At this stage in the game it feels like Zhang Yimou, the most celebrated of contemporary Chinese directors, who rose to international prominence with his distinctive brand of visually lush romantic melodrama (1987’s Red Sorghum and 1991’s Raise the Red Lantern are amongst his most memorable early works) only to reinvent himself in the early aughts with his gorgeously reworked martial arts/wuxia dramas like Hero (2002), and The House of Flying Daggers (2004), has carte blanche when it comes to selecting projects, and you wouldn’t be wrong or at all surprised at where his latest project, the period epic Shadow, takes the audience.
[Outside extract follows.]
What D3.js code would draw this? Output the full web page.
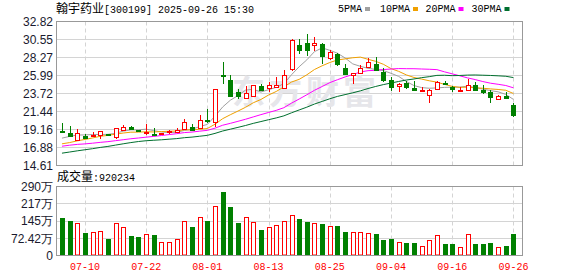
<!DOCTYPE html>
<html>
<head>
<meta charset="utf-8">
<script src="https://cdn.jsdelivr.net/npm/d3@7"></script>
<style>
  body { margin: 0; background: #fff; }
  svg { display: block; }
  .mono { font-family: 'Liberation Mono', 'DejaVu Sans Mono', monospace; }
  .cjk { font-family: 'Noto Sans CJK SC', sans-serif; }
  .axis text { font-family: 'Liberation Sans', Arial, sans-serif; font-size: 12px; fill: #1a1a2e; }
  .axis path, .axis line { display: none; }
  .xaxis text { font-family: 'Liberation Mono', monospace; font-size: 10px; fill: #ff0000; }
</style>
</head>
<body>
<div id="vis"></div>
<script>
// trading days shown on the chart
var dates = [
  '07-07','07-08','07-09','07-10','07-11','07-14','07-15','07-16','07-17','07-18',
  '07-21','07-22','07-23','07-24','07-25','07-28','07-29','07-30','07-31','08-01',
  '08-04','08-05','08-06','08-07','08-08','08-11','08-12','08-13','08-14','08-15',
  '08-18','08-19','08-20','08-21','08-22','08-25','08-26','08-27','08-28','08-29',
  '09-01','09-02','09-03','09-04','09-05','09-08','09-09','09-10','09-11','09-12',
  '09-15','09-16','09-17','09-18','09-19','09-22','09-23','09-24','09-25','09-26'
];

var opens = [
  18.93,18.78,17.86,18.40,18.36,18.40,18.61,18.19,19.12,19.54,
  19.04,18.74,18.57,18.62,18.80,18.91,19.12,19.54,19.33,20.40,
  20.20,26.00,25.45,23.85,23.15,23.35,24.70,24.45,24.65,24.50,
  26.80,29.90,30.05,29.75,30.00,28.15,28.65,27.00,26.10,26.30,
  27.05,27.45,26.45,25.45,24.65,25.00,24.35,24.00,23.60,24.30,
  25.00,24.50,24.10,24.20,24.85,24.20,23.90,23.05,23.45,22.30
];
var highs = [
  19.95,19.63,19.20,18.61,18.87,18.99,18.65,19.40,19.75,19.62,
  19.15,19.88,19.37,18.74,19.04,19.37,20.47,19.88,21.02,21.78,
  24.33,27.67,26.00,24.30,24.70,24.85,24.95,25.15,25.85,26.70,
  30.55,30.65,31.30,30.85,30.05,29.25,28.80,27.45,26.35,27.30,
  28.20,28.30,27.00,25.80,25.00,25.30,25.25,24.60,24.25,25.35,
  25.30,24.70,24.50,25.50,25.15,24.85,24.10,23.50,23.90,22.50
];
var lows = [
  18.82,18.38,17.77,18.07,18.19,17.90,18.35,17.98,19.04,19.20,
  18.87,18.53,18.36,18.57,18.62,18.78,19.04,19.12,19.25,20.00,
  19.50,24.95,23.40,23.05,23.00,23.25,24.00,23.90,24.55,24.30,
  26.60,28.75,28.40,29.05,27.50,27.90,27.25,26.10,24.95,26.20,
  26.90,26.60,25.15,24.00,23.85,24.30,24.00,23.98,22.50,24.20,
  24.80,23.90,24.00,24.00,24.00,23.70,22.50,23.00,23.10,20.80
];
var closes = [
  18.86,18.40,18.70,18.19,18.49,18.91,18.45,19.37,19.54,19.33,
  18.91,18.87,18.45,18.70,18.91,19.12,20.05,19.20,20.39,20.27,
  24.32,25.87,23.45,23.35,23.75,24.80,24.20,24.85,24.85,26.10,
  30.45,29.25,29.20,30.05,28.45,28.95,27.40,26.20,26.30,26.90,
  27.70,26.70,25.45,24.60,24.95,24.50,24.10,24.15,24.20,25.15,
  24.85,24.20,24.20,24.85,24.20,23.90,23.25,23.45,23.20,21.05
];
// closes of the 29 sessions before 07-07, needed for the moving averages
var prevCloses = [
  14.05,14.20,14.12,14.35,14.28,14.50,14.42,14.60,14.71,14.85,
  15.90,16.60,16.95,16.70,16.85,16.60,16.95,17.10,16.90,16.95,
  16.80,16.55,16.40,16.60,16.80,17.30,17.85,18.10,18.24
];
// volume in 万
var volumes = [
  158.3,147.1,137.3,92.5,99.5,103.7,71.4,137.3,120.5,79.9,
  75.7,91.1,84.1,58.8,58.8,70.0,145.7,117.7,162.5,147.1,
  208.7,267.6,205.9,134.5,162.5,141.5,105.1,120.5,126.1,145.7,
  170.9,155.5,138.7,137.3,130.3,124.7,121.9,96.7,96.7,99.5,
  95.3,88.3,67.2,71.4,57.4,54.6,54.6,40.6,65.8,86.9,
  50.4,50.4,37.8,91.1,50.4,50.4,54.6,36.4,42.0,92.0234
];

var dateTicks = ['07-10','07-22','08-01','08-13','08-25','09-04','09-16','09-26'];
var priceTicks = [14.61,16.88,19.16,21.44,23.72,25.99,28.27,30.55,32.82];
var volTicks = [0,72.42,145,217,290];
var volTickLabels = ['0','72.42万','145万','217万','290万'];

var maPeriods = [5,10,20,30];
var maNames = ['5PMA','10PMA','20PMA','30PMA'];
var maColors = ['#a0a0a0','#f0a000','#ff00ff','#006f2e'];

var width = 578;
var height = 276;

// plot boxes
var left = 56, right = 522;
var priceTop = 21.5, priceBottom = 165.5;
var volTop = 186.5, volBottom = 255.5;

var upColor = '#ff0000';
var downColor = '#008000';
var gridColor = '#d4d4d4';
var borderColor = '#999';

var svg = d3.select('#vis').append('svg')
  .attr('width', width)
  .attr('height', height);

svg.append('rect').attr('width', width).attr('height', height).attr('fill', '#fff');

var x = d3.scaleBand()
  .domain(dates)
  .range([57, 518.4])
  .padding(0.3);
var cx = function (d) { return x(d) + x.bandwidth() / 2; };
var px = function (d) { return Math.round(cx(d)) + 0.5; };

var y = d3.scaleLinear()
  .domain([14.61, 32.82])
  .range([priceBottom, priceTop]);

var yVol = d3.scaleLinear()
  .domain([0, 290])
  .range([volBottom, volTop]);

var crisp = function (v) { return Math.round(v - 0.5) + 0.5; };

// horizontal grid lines
svg.append('g').selectAll('line').data(priceTicks.slice(1, -1))
  .enter().append('line')
  .attr('x1', left).attr('x2', right)
  .attr('y1', function (d) { return crisp(y(d)); })
  .attr('y2', function (d) { return crisp(y(d)); })
  .attr('stroke', gridColor);

svg.append('g').selectAll('line').data(volTicks.slice(1, -1))
  .enter().append('line')
  .attr('x1', left).attr('x2', right)
  .attr('y1', function (d) { return crisp(yVol(d)); })
  .attr('y2', function (d) { return crisp(yVol(d)); })
  .attr('stroke', gridColor);

// vertical dashed grid lines
[[priceTop, priceBottom], [volTop, volBottom]].forEach(function (r) {
  svg.append('g').selectAll('line').data(dateTicks)
    .enter().append('line')
    .attr('x1', px).attr('x2', px)
    .attr('y1', r[0]).attr('y2', r[1])
    .attr('stroke', gridColor)
    .attr('stroke-dasharray', '4,3');
});

// watermark
svg.append('text')
  .attr('class', 'cjk')
  .attr('x', 232)
  .attr('y', 104)
  .attr('font-size', 33)
  .attr('font-weight', 'bold')
  .attr('letter-spacing', 4)
  .attr('fill', '#e6e6ea')
  .text('东方财富');

// moving averages
var allCloses = prevCloses.concat(closes);
var offset = prevCloses.length;
var maLine = d3.line()
  .x(function (d) { return cx(d.date); })
  .y(function (d) { return y(d.value); });

maPeriods.forEach(function (n, k) {
  var pts = dates.map(function (d, i) {
    var j = i + offset;
    return { date: d, value: d3.mean(allCloses.slice(j - n + 1, j + 1)) };
  });
  svg.append('path')
    .datum(pts)
    .attr('d', maLine)
    .attr('fill', 'none')
    .attr('stroke', maColors[k])
    .attr('stroke-width', 1);
});

// candlesticks
var bars = dates.map(function (d, i) {
  return { date: d, o: opens[i], h: highs[i], l: lows[i], c: closes[i], v: volumes[i],
    up: closes[i] >= opens[i] };
});

var candles = svg.append('g').selectAll('g').data(bars).enter().append('g');

candles.append('line')
  .attr('x1', function (d) { return px(d.date); })
  .attr('x2', function (d) { return px(d.date); })
  .attr('y1', function (d) { return Math.round(y(d.h)); })
  .attr('y2', function (d) { return Math.round(y(d.l)); })
  .attr('stroke', function (d) { return d.up ? upColor : downColor; });

candles.append('rect')
  .attr('x', function (d) { return px(d.date) - 2; })
  .attr('width', 4)
  .attr('y', function (d) { return Math.round(y(Math.max(d.o, d.c))) + 0.5; })
  .attr('height', function (d) { return Math.max(1, Math.round(Math.abs(y(d.o) - y(d.c)))); })
  .attr('fill', function (d) { return d.up ? '#fff' : downColor; })
  .attr('stroke', function (d) { return d.up ? upColor : downColor; });

// volume bars
svg.append('g').selectAll('rect').data(bars).enter().append('rect')
  .attr('x', function (d) { return px(d.date) - 2; })
  .attr('width', 4)
  .attr('y', function (d) { return Math.round(yVol(d.v)) + 0.5; })
  .attr('height', function (d) { return volBottom - 0.5 - (Math.round(yVol(d.v)) + 0.5); })
  .attr('fill', function (d) { return d.up ? '#fff' : downColor; })
  .attr('stroke', function (d) { return d.up ? upColor : downColor; });

// panel borders
svg.append('rect')
  .attr('x', left + 0.5).attr('y', priceTop)
  .attr('width', right - left).attr('height', priceBottom - priceTop)
  .attr('fill', 'none').attr('stroke', borderColor);
svg.append('rect')
  .attr('x', left + 0.5).attr('y', volTop)
  .attr('width', right - left).attr('height', volBottom - volTop)
  .attr('fill', 'none').attr('stroke', borderColor);

// axes
svg.append('g')
  .attr('class', 'axis')
  .attr('transform', 'translate(' + (left + 3) + ',0)')
  .call(d3.axisLeft(y).tickValues(priceTicks).tickFormat(d3.format('.2f')).tickSize(0).tickPadding(6))
  .selectAll('text').attr('dy', '0.36em');

svg.append('g')
  .attr('class', 'axis')
  .attr('transform', 'translate(' + (left + 3) + ',0)')
  .call(d3.axisLeft(yVol).tickValues(volTicks)
    .tickFormat(function (d, i) { return volTickLabels[i]; }).tickSize(0).tickPadding(6));

svg.append('g')
  .attr('class', 'xaxis axis')
  .attr('transform', 'translate(0,' + volBottom + ')')
  .call(d3.axisBottom(x).tickValues(dateTicks).tickSize(0).tickPadding(7));

// title
var title = svg.append('text').attr('x', 56).attr('y', 13).attr('fill', '#000');
title.append('tspan').attr('class', 'cjk').attr('font-size', 12).text('翰宇药业');
title.append('tspan').attr('class', 'mono').attr('font-size', 10).text('[300199] 2025-09-26 15:30');

// legend
var legendX = [338, 380, 425.5, 471.5];
var legend = svg.append('g').selectAll('g').data(maNames).enter().append('g')
  .attr('transform', function (d, i) { return 'translate(' + legendX[i] + ',0)'; });
legend.append('text')
  .attr('class', 'mono')
  .attr('font-size', 10)
  .attr('y', 12)
  .attr('fill', '#000')
  .text(function (d) { return d; });
legend.append('rect')
  .attr('x', function (d) { return d.length * 6 + 3; })
  .attr('y', 7)
  .attr('width', 5)
  .attr('height', 4)
  .attr('fill', function (d, i) { return maColors[i]; });

// volume caption
var cap = svg.append('text').attr('x', 57).attr('y', 181).attr('fill', '#000');
cap.append('tspan').attr('class', 'cjk').attr('font-size', 12).text('成交量');
cap.append('tspan').attr('class', 'mono').attr('font-size', 10).text(':' + Math.round(volumes[volumes.length - 1] * 10000));
</script>
</body>
</html>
What will surprise you is that, for all of its lavish cinematography, exotic settings, and sterling production design, it all feels drawn from a well of diminishing returns.
Shadow never falters on a sheerly sensory level; cinematographer Xiaoding Zhao (The Great Wall [2016], Coming Home [2014]), and production designer Horace Ma (On Wings of Eagles [2016]) give Zhang’s period-set ornately-detailed palace settings a tactile purity that adds what it can to the blurring plotlines and deliberately obfuscating narrative. It’s too bad the bloated plot robs some of the film’s best set-pieces with needless undulation.
The plot is a Byzantine affair pinned by an impressive dual performance from Chao Deng as both the cunning military leader Commander and his “shadow”, the heroic and sympathetic Jing, with the Commander’s wife Madam Yu (Li Sun) caught in the middle. As a “shadow”, Jing is essential a formidably conditioned and trained double for the Commander, fodder for his enemies and so convincing that even the king (Zheng Kai) cannot tell them apart.
Filmed in marvellous monochromatic hues, and rendered almost entirely in mists and torrential rains, Shadow is a large-scale spectacle that, when the plot putters out and the focus is placed upon the tightly choreographed action, allows for an engaging and occasionally brutal elegance to take sway. This is when the film comes alive as epic imagery overwhelms all that’s gone before.
Zhang does infuse a fair bit of his signature womanly virtues upon the plot, and for her part it must be said that Li Sun rises above her maudlin material. The balanced and bewitching harmony of Shadow’s many compositions, best represented by the yin and yang pattern at the film’s crux––and the antecedent for the film’s near total black-and-white flush––give the film its best stab at seduction. But so much of Shadow is all fleeting façade and overdone formalism, making a spectacle that tragically becomes too forgettable.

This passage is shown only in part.